The reality of course is that lots can go wrong but that’s also true if you create a plan. Given that teaching is a human activity, no amount of planning can ensure a smooth and efficient lesson since one never knows how students are going to react nor what they are going to do.

One of the most difficult tasks in training new teachers, is to get them to understand that more planning does not equate to better lessons, in fact over-planning is a frequent cause of lesson fails. It goes like this: you plan more because you want to make sure there are no gaps, nothing is left to chance and you’ve thought of everything, every detail in the process. And then a student or students react in an unexpected way, catching you by surprise since you couldn’t have predicted all possible responses! And then, like an actor who has forgotten the script, you are left having to pick up the thread.
I know that many teachers are obliged to produce plans for the records, for parents, for the DoS or Head Teacher, for the British Council or whatever and I understand that – it has to be done but does it have to be done for every single lesson? In my experience, it doesn’t. And even if it does, then there’s no reason why one should slavishly follow a lesson plan. I always tell new teachers that writing a plan doesn’t mean you have to follow it, in fact diverting because a need arises should be lauded, not denigrated.
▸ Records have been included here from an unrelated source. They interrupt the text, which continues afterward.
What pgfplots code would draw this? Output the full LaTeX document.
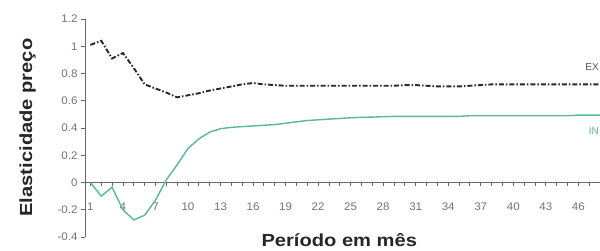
\documentclass[border=0pt]{standalone}
\usepackage{fontspec}
\setmainfont{Liberation Sans}
\newfontfamily\titlefont[FakeStretch=1.15]{Liberation Sans}
\newfontfamily\tickfont[FakeStretch=1.05]{Liberation Sans}
\usepackage{pgfplots}
\pgfplotsset{compat=1.18}
\definecolor{inteal}{RGB}{88,184,152}
\definecolor{exblack}{RGB}{40,40,40}
\definecolor{axgray}{RGB}{105,105,105}
\definecolor{tickgray}{RGB}{115,115,115}
\pgfplotstableread{
p v
1 1.01
2 1.04
3 0.91
4 0.95
5 0.84
6 0.72
7 0.69
8 0.66
9 0.625
10 0.64
11 0.655
12 0.675
13 0.69
14 0.705
15 0.72
16 0.73
17 0.72
18 0.715
19 0.71
20 0.71
21 0.71
22 0.71
23 0.71
24 0.71
25 0.71
26 0.71
27 0.71
28 0.71
29 0.71
30 0.715
31 0.715
32 0.71
33 0.705
34 0.705
35 0.705
36 0.71
37 0.715
38 0.72
39 0.72
40 0.72
41 0.72
42 0.72
43 0.72
44 0.72
45 0.72
46 0.72
47 0.72
48 0.72
}\exdata
\pgfplotstableread{
p v
1 0
2 -0.10
3 -0.035
4 -0.20
5 -0.275
6 -0.24
7 -0.13
8 0.02
9 0.13
10 0.25
11 0.32
12 0.37
13 0.395
14 0.405
15 0.41
16 0.415
17 0.42
18 0.425
19 0.435
20 0.445
21 0.455
22 0.46
23 0.465
24 0.47
25 0.475
26 0.478
27 0.48
28 0.483
29 0.485
30 0.485
31 0.485
32 0.485
33 0.485
34 0.485
35 0.485
36 0.49
37 0.49
38 0.49
39 0.49
40 0.49
41 0.49
42 0.49
43 0.49
44 0.49
45 0.49
46 0.495
47 0.495
48 0.495
}\indata
\begin{document}
\begin{tikzpicture}[x=1pt,y=1pt]
\useasboundingbox (0,0) rectangle (600,251);
\begin{axis}[
  at={(85pt,14pt)}, anchor=south west,
  scale only axis, width=515pt, height=218pt,
  xmin=0.5, xmax=48, ymin=-0.4, ymax=1.2,
  axis x line=middle, axis y line=left,
  axis line style={-, axgray, line width=1pt},
  xtick={1,4,...,46},
  minor xtick={1,...,48},
  ytick={-0.4,-0.2,0,0.2,0.4,0.6,0.8,1,1.2},
  tick align=outside,
  major tick length=4pt, minor tick length=4pt,
  tick style={axgray, line width=0.8pt},
  /pgf/number format/assume math mode=true,
  ticklabel style={font=\tickfont\fontsize{11}{13}\selectfont, text=tickgray},
  xticklabel style={yshift=-13pt},
  clip=false,
]
\addplot[exblack, line width=1.9pt, dash pattern=on 5pt off 2pt on 1.5pt off 2pt] table[x=p,y=v] {\exdata};
\addplot[inteal, line width=1.4pt] table[x=p,y=v] {\indata};
\node[anchor=east, inner sep=1pt, text=exblack!80, font=\fontsize{10}{12}\selectfont] at (axis cs:48,0.845) {EX};
\node[anchor=east, inner sep=1pt, text=inteal, font=\fontsize{10}{12}\selectfont] at (axis cs:48,0.375) {IN};
\end{axis}
\node[anchor=base west, font=\titlefont\bfseries\fontsize{17.5}{20}\selectfont, text=black!85] at (258,4) {Período em mês};
\node[anchor=base west, rotate=90, font=\titlefont\bfseries\fontsize{17.5}{20}\selectfont, text=black!85] at (32,31) {Elasticidade preço};
\end{tikzpicture}
\end{document}
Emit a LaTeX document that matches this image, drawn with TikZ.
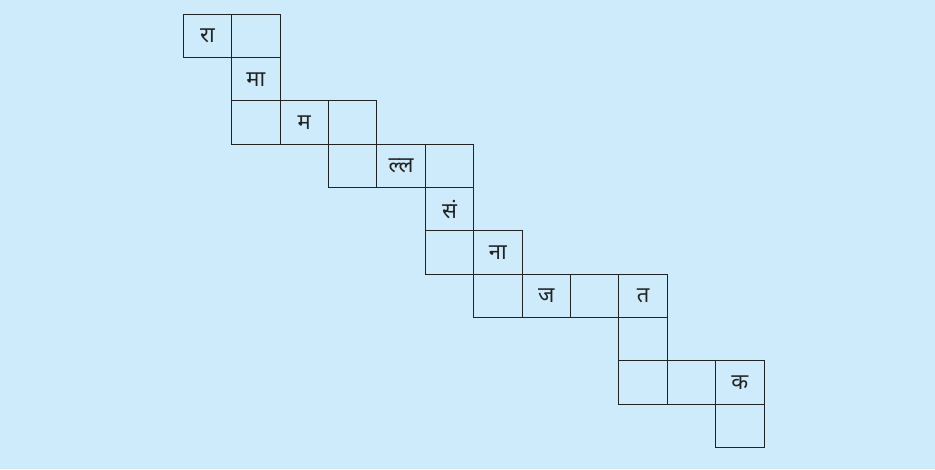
\documentclass[tikz,border=0pt]{standalone}
\usepackage{fontspec}
\newfontfamily\hindifont[Script=Devanagari]{Noto Sans}
\usetikzlibrary{positioning}
\definecolor{skyback}{HTML}{CDEBFB}
\definecolor{gridline}{HTML}{222222}

\begin{document}
\begin{tikzpicture}[
  x=1pt,y=-1pt,
  node distance=0pt,
  cell/.style={draw=gridline,line width=1pt,minimum width=48.4pt,minimum height=43.3pt,
    inner sep=0pt,outer sep=0pt,text=gridline,font=\hindifont\fontsize{22}{24}\selectfont}
]
  \fill[skyback] (0,0) rectangle (935,469);
  \useasboundingbox (0,0) rectangle (935,469);
  % row 1-2
  \node[cell,anchor=north west] (ra) at (183.3,14.3) {रा};
  \node[cell,right=of ra] (c1) {};
  \node[cell,below=of c1] (maa) {मा};
  % row 3
  \node[cell,below=of maa] (c3a) {};
  \node[cell,right=of c3a] (ma) {म};
  \node[cell,right=of ma] (c3b) {};
  % row 4
  \node[cell,below=of c3b] (c4a) {};
  \node[cell,right=of c4a] (lla) {ल्ल};
  \node[cell,right=of lla] (c4b) {};
  % row 5-6
  \node[cell,below=of c4b] (sam) {सं};
  \node[cell,below=of sam] (c6a) {};
  \node[cell,right=of c6a] (naa) {ना};
  % row 7
  \node[cell,below=of naa] (c7a) {};
  \node[cell,right=of c7a] (ja) {ज};
  \node[cell,right=of ja] (c7b) {};
  \node[cell,right=of c7b] (ta) {त};
  % row 8-10
  \node[cell,below=of ta] (c8) {};
  \node[cell,below=of c8] (c9a) {};
  \node[cell,right=of c9a] (c9b) {};
  \node[cell,right=of c9b] (ka) {क};
  \node[cell,below=of ka] (c10) {};
\end{tikzpicture}
\end{document}
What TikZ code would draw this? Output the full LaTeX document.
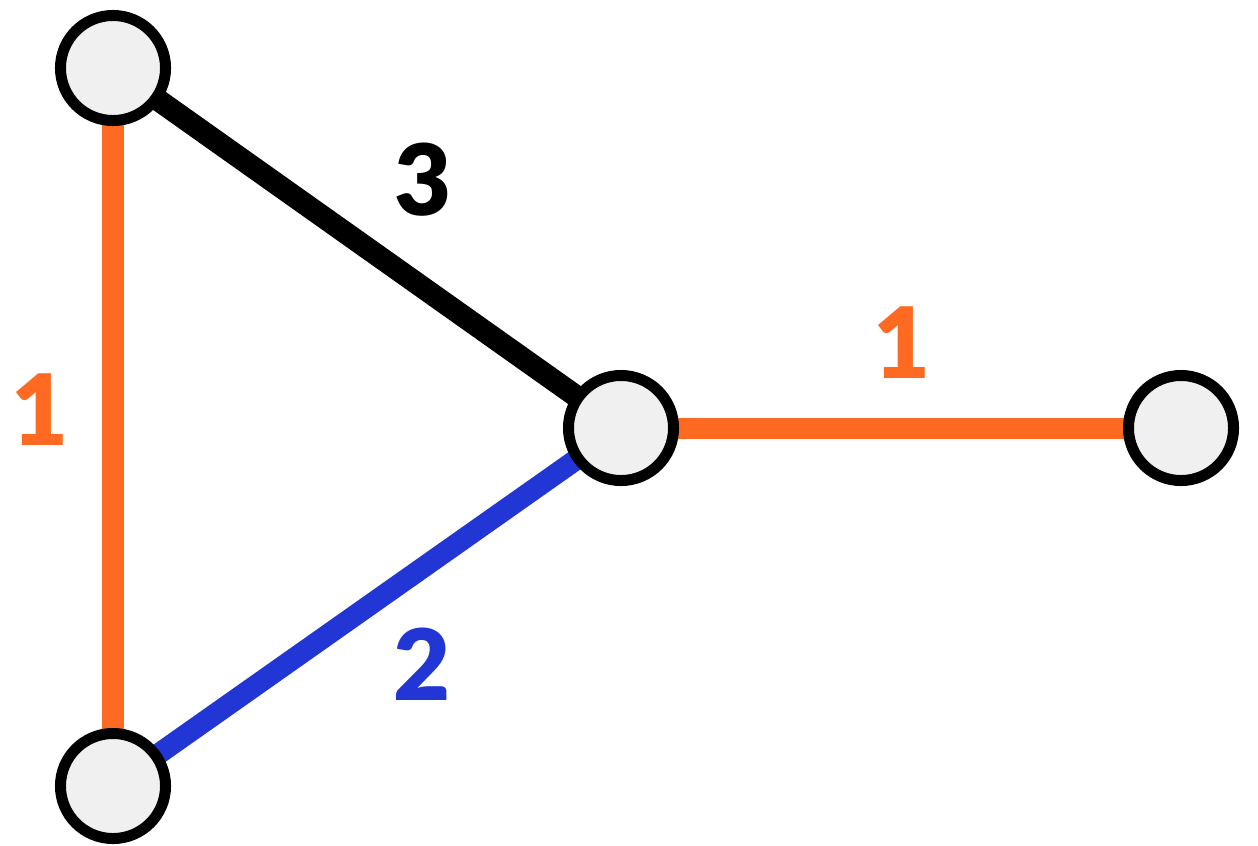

Imagine going into a lesson with a group you know and getting them to brainstorm in small groups on a word or an idea, such as: ‘communication’. How many ways can they interpret that word? Can they then create a mind-map type graphic? Can they then present their ideas to the others? This, for me is the basis of a lesson or maybe even more than one lesson. I have no idea how it will go, no idea what students will do and no idea where it will finish up. I have no idea what language might occur (though I could predict some) and no idea how I’ll manage the class!
What I do know is that I will be able to deal with anything which might occur since I am a teacher and these are my students! It’s important that I have no fixed expectations as expectations are the basis of a plan and I don’t want a plan. Caleb Gattegno (inventor of Silent Way) used to say “Leave your expectations outside the door!” Silent Way is, in a sense, the ultimate no planning approach since both teacher and students undertake lessons having only a rough notion of the route but no idea of the destination.
How many times have you heard someone say “I didn’t expect that” in any number of contexts but especially in teaching where a teacher was expecting ‘x’ to occur and it didn’t? Likewise, comments such as: “I thought they’d know that” or “I didn’t think they’d know that” can occur with or without a plan.
Many years ago, a colleague and I used to test each by giving each other an object just before going in to teach a group – the idea was that we had to base the class around this object and develop the lesson in collaboration with the students. Now, there was one famous occasion when I failed in this endeavour completely as the students had zero interest in the knitted ski-hat I had been given three minutes before the lesson and nothing I could do would persuade them it was worthy of their attention! But generally we both managed to create fresh, vibrant lessons, bound neither by a course book nor a plan but by the limits of our own and our students’ imaginations and their linguistic limits and needs.
As to the records, of course they are necessary but why not create post-lesson plans? Not only do they exceed the need for accurate documentation of the syllabus but they also serve as a reflective tool for the teacher; thinking about your lesson after delivering it is an indispensible tool for the reflective teacher.

Try it!

Happy teaching and learning
March 2018
Steve Hirschhorn
Chair of Gallery Teachers Membership Committee.